Neither Dr. Penney--the head of the Egyptian medical service, who, in a small steamer, penetrated one degree beyond Gondokoro, and then came back to die of exhaustion at Karthoum--nor Miani, the Venetian, who, turning the cataracts below Gondokoro, reached the second parallel-- nor the Maltese trader, Andrea Debono, who pushed his journey up the Nile still farther--could work their way beyond the apparently impassable limit.
In 1859, M. Guillaume Lejean, intrusted with a mission by the French Government, reached Karthoum by way of the Red Sea, and embarked upon the Nile with a retinue of twenty-one hired men and twenty soldiers, but he could not get past Gondokoro, and ran extreme risk of his life among the negro tribes, who were in full revolt. The expedition directed by M. d'Escayrac de Lauture made an equally unsuccessful attempt to reach the famous sources of the Nile.
This fatal limit invariably brought every traveller to a halt. In ancient times, the ambassadors of Nero reached the ninth degree of latitude, but in eighteen centuries only from five to six degrees, or from three hundred to three hundred and sixty geographical miles, were gained.
Many travellers endeavored to reach the sources of the Nile by taking their point of departure on the eastern coast of Africa.
Between 1768 and 1772 the Scotch traveller, Bruce, set out from Massowah, a port of Abyssinia, traversed the Tigre, visited the ruins of Axum, saw the sources of the Nile where they did not exist, and obtained no serious result.
In 1844, Dr. Krapf, an Anglican missionary, founded an establishment at Monbaz, on the coast of Zanguebar, and, in company with the Rev. Dr. Rebmann, discovered two mountain-ranges three hundred miles from the coast. These were the mountains of Kilimandjaro and Kenia, which Messrs. de Heuglin and Thornton have partly scaled so recently.
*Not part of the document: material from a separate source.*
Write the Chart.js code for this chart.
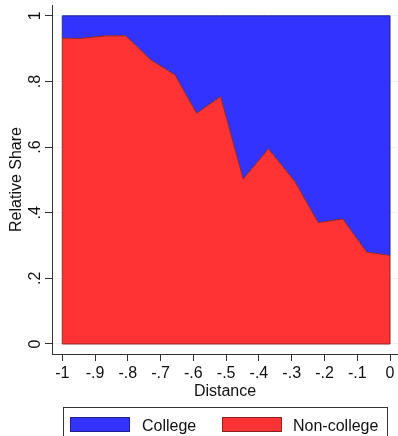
<!DOCTYPE html>
<html lang="en">
<head>
<meta charset="UTF-8">
<title>Relative Share by Distance</title>
<script src="https://cdn.jsdelivr.net/npm/chart.js"></script>
<style>
  html, body { margin: 0; padding: 0; background: #fff; }
  #wrap { position: relative; width: 398px; height: 436px; overflow: hidden;
          font-family: "Liberation Sans", Arial, sans-serif; }
  .legend { position: absolute; left: 63px; top: 407px; width: 325px; height: 40px;
            border: 1px solid #333; box-sizing: border-box; }
  .swatch { position: absolute; top: 9px; width: 60px; height: 15px; box-sizing: border-box; }
  .label { position: absolute; top: 8px; font-size: 16px; line-height: 19px; color: #111; }
</style>
</head>
<body>
<div id="wrap">
  <canvas id="chart" width="398" height="436"></canvas>
  <div class="legend">
    <div class="swatch" style="left:6px; background:#3333ff; border:1px solid #1f1f8f;"></div>
    <div class="label" style="left:78px;">College</div>
    <div class="swatch" style="left:158px; background:#ff3333; border:1px solid #8b2323;"></div>
    <div class="label" style="left:229px;">Non-college</div>
  </div>
</div>

<script>
// data
const distance   = [-1, -0.946, -0.87, -0.806, -0.73, -0.656, -0.59, -0.517, -0.448, -0.371, -0.29, -0.219, -0.144, -0.071, 0];
const nonCollege = [0.932, 0.931, 0.939, 0.939, 0.866, 0.820, 0.703, 0.754, 0.503, 0.595, 0.495, 0.370, 0.381, 0.280, 0.270];
const college    = [0.068, 0.069, 0.061, 0.061, 0.134, 0.180, 0.297, 0.246, 0.497, 0.405, 0.505, 0.630, 0.619, 0.720, 0.730];
const xTicks = [-1, -0.9, -0.8, -0.7, -0.6, -0.5, -0.4, -0.3, -0.2, -0.1, 0];
const yTicks = [0, 0.2, 0.4, 0.6, 0.8, 1];

const RED = '#ff3333', RED_EDGE = '#8b2323';
const BLUE = '#3333ff', BLUE_EDGE = '#1f1f8f';
const FONT = '"Liberation Sans", Arial, sans-serif';

// stata style labels: -.9, .8
function fmt(v) {
  const r = Math.round(v * 10) / 10;
  return String(r).replace(/^(-?)0\./, '$1.');
}

const pts = arr => distance.map((d, i) => ({ x: d, y: arr[i] }));

// rotated y tick labels (chart.js can't rotate vertical axis labels)
const yLabels = {
  id: 'yLabels',
  afterDraw(chart) {
    const y = chart.scales.y, ctx = chart.ctx;
    ctx.save();
    ctx.fillStyle = '#111';
    ctx.font = '16px ' + FONT;
    ctx.textAlign = 'center';
    ctx.textBaseline = 'alphabetic';
    yTicks.forEach(v => {
      ctx.save();
      ctx.translate(40, y.getPixelForValue(v));
      ctx.rotate(-Math.PI / 2);
      ctx.fillText(fmt(v), 0, 0);
      ctx.restore();
    });
    ctx.restore();
  }
};

// outline the sides of the area polygons
const edges = {
  id: 'edges',
  afterDatasetsDraw(chart) {
    const { x, y } = chart.scales, ctx = chart.ctx;
    const n = distance.length - 1;
    const line = (x0, y0, x1, y1, c) => {
      ctx.beginPath();
      ctx.strokeStyle = c;
      ctx.moveTo(x.getPixelForValue(x0), y.getPixelForValue(y0));
      ctx.lineTo(x.getPixelForValue(x1), y.getPixelForValue(y1));
      ctx.stroke();
    };
    ctx.save();
    ctx.lineWidth = 1;
    line(distance[0], 0, distance[n], 0, RED_EDGE);
    line(distance[0], 0, distance[0], nonCollege[0], RED_EDGE);
    line(distance[n], 0, distance[n], nonCollege[n], RED_EDGE);
    line(distance[0], nonCollege[0], distance[0], 1, BLUE_EDGE);
    line(distance[n], nonCollege[n], distance[n], 1, BLUE_EDGE);
    ctx.restore();
  }
};

new Chart(document.getElementById('chart'), {
  type: 'line',
  data: {
    datasets: [
      {
        label: 'Non-college',
        data: pts(nonCollege),
        backgroundColor: RED,
        borderColor: RED_EDGE,
        borderWidth: 1,
        fill: 'origin',
        pointRadius: 0,
        tension: 0
      },
      {
        label: 'College',
        data: pts(college),
        backgroundColor: BLUE,
        borderColor: BLUE_EDGE,
        borderWidth: 1,
        fill: '-1',
        pointRadius: 0,
        tension: 0
      }
    ]
  },
  options: {
    responsive: false,
    animation: false,
    layout: { padding: { top: 5, right: 0, bottom: 35, left: 0 } },
    plugins: {
      legend: { display: false },
      tooltip: { enabled: false }
    },
    scales: {
      x: {
        type: 'linear',
        min: -1.0314,
        max: 0.0244,
        afterBuildTicks: s => { s.ticks = xTicks.map(v => ({ value: v })); },
        afterFit: s => { s.height = 47; },
        ticks: {
          callback: v => fmt(v),
          color: '#111',
          font: { family: FONT, size: 16 },
          padding: 3,
          maxRotation: 0,
          autoSkip: false
        },
        grid: {
          drawOnChartArea: false,
          color: 'rgba(0,0,0,0)',
          tickColor: '#333',
          tickLength: 7
        },
        border: { display: true, color: '#333', width: 1 },
        title: {
          display: true,
          text: 'Distance',
          color: '#111',
          font: { family: FONT, size: 16 },
          padding: 0
        }
      },
      y: {
        type: 'linear',
        stacked: true,
        min: -0.0305,
        max: 1.033,
        afterBuildTicks: s => { s.ticks = yTicks.map(v => ({ value: v })); },
        afterFit: s => { s.width = 52; },
        ticks: { display: false },
        grid: {
          color: '#eaf2f3',
          tickColor: '#333',
          tickLength: 7
        },
        border: { display: true, color: '#333', width: 1 },
        title: {
          display: true,
          text: 'Relative Share',
          color: '#111',
          font: { family: FONT, size: 16 },
          padding: { top: 7, bottom: 0 }
        }
      }
    }
  },
  plugins: [yLabels, edges]
});
</script>
</body>
</html>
In 1845, Maizan, the French explorer, disembarked, alone, at Bagamayo, directly opposite to Zanzibar, and got as far as Deje-la-Mhora, where the chief caused him to be put to death in the most cruel torment.
In 1859, in the month of August, the young traveller, Roscher, from Hamburg, set out with a caravan of Arab merchants, reached Lake Nyassa, and was there assassinated while he slept.
Finally, in 1857, Lieutenants Burton and Speke, both officers in the Bengal army, were sent by the London Geographical Society to explore the great African lakes, and on the 17th of June they quitted Zanzibar, and plunged directly into the west.
After four months of incredible suffering, their baggage having been pillaged, and their attendants beaten and slain, they arrived at Kazeh, a sort of central rendezvous for traders and caravans. They were in the midst of the country of the Moon, and there they collected some precious documents concerning the manners, government, religion, fauna, and flora of the region. They next made for the first of the great lakes, the one named Tanganayika, situated between the third and eighth degrees of south latitude. They reached it on the 14th of February, 1858, and visited the various tribes residing on its banks, the most of whom are cannibals.
They departed again on the 26th of May, and reentered Kazeh on the 20th of June. There Burton, who was completely worn out, lay ill for several months, during which time Speke made a push to the northward of more than three hundred miles, going as far as Lake Okeracua, which he came in sight of on the 3d of August; but he could descry only the opening of it at latitude two degrees thirty minutes.
He reached Kazeh, on his return, on the 25th of August, and, in company with Burton, again took up the route to Zanzibar, where they arrived in the month of March in the following year.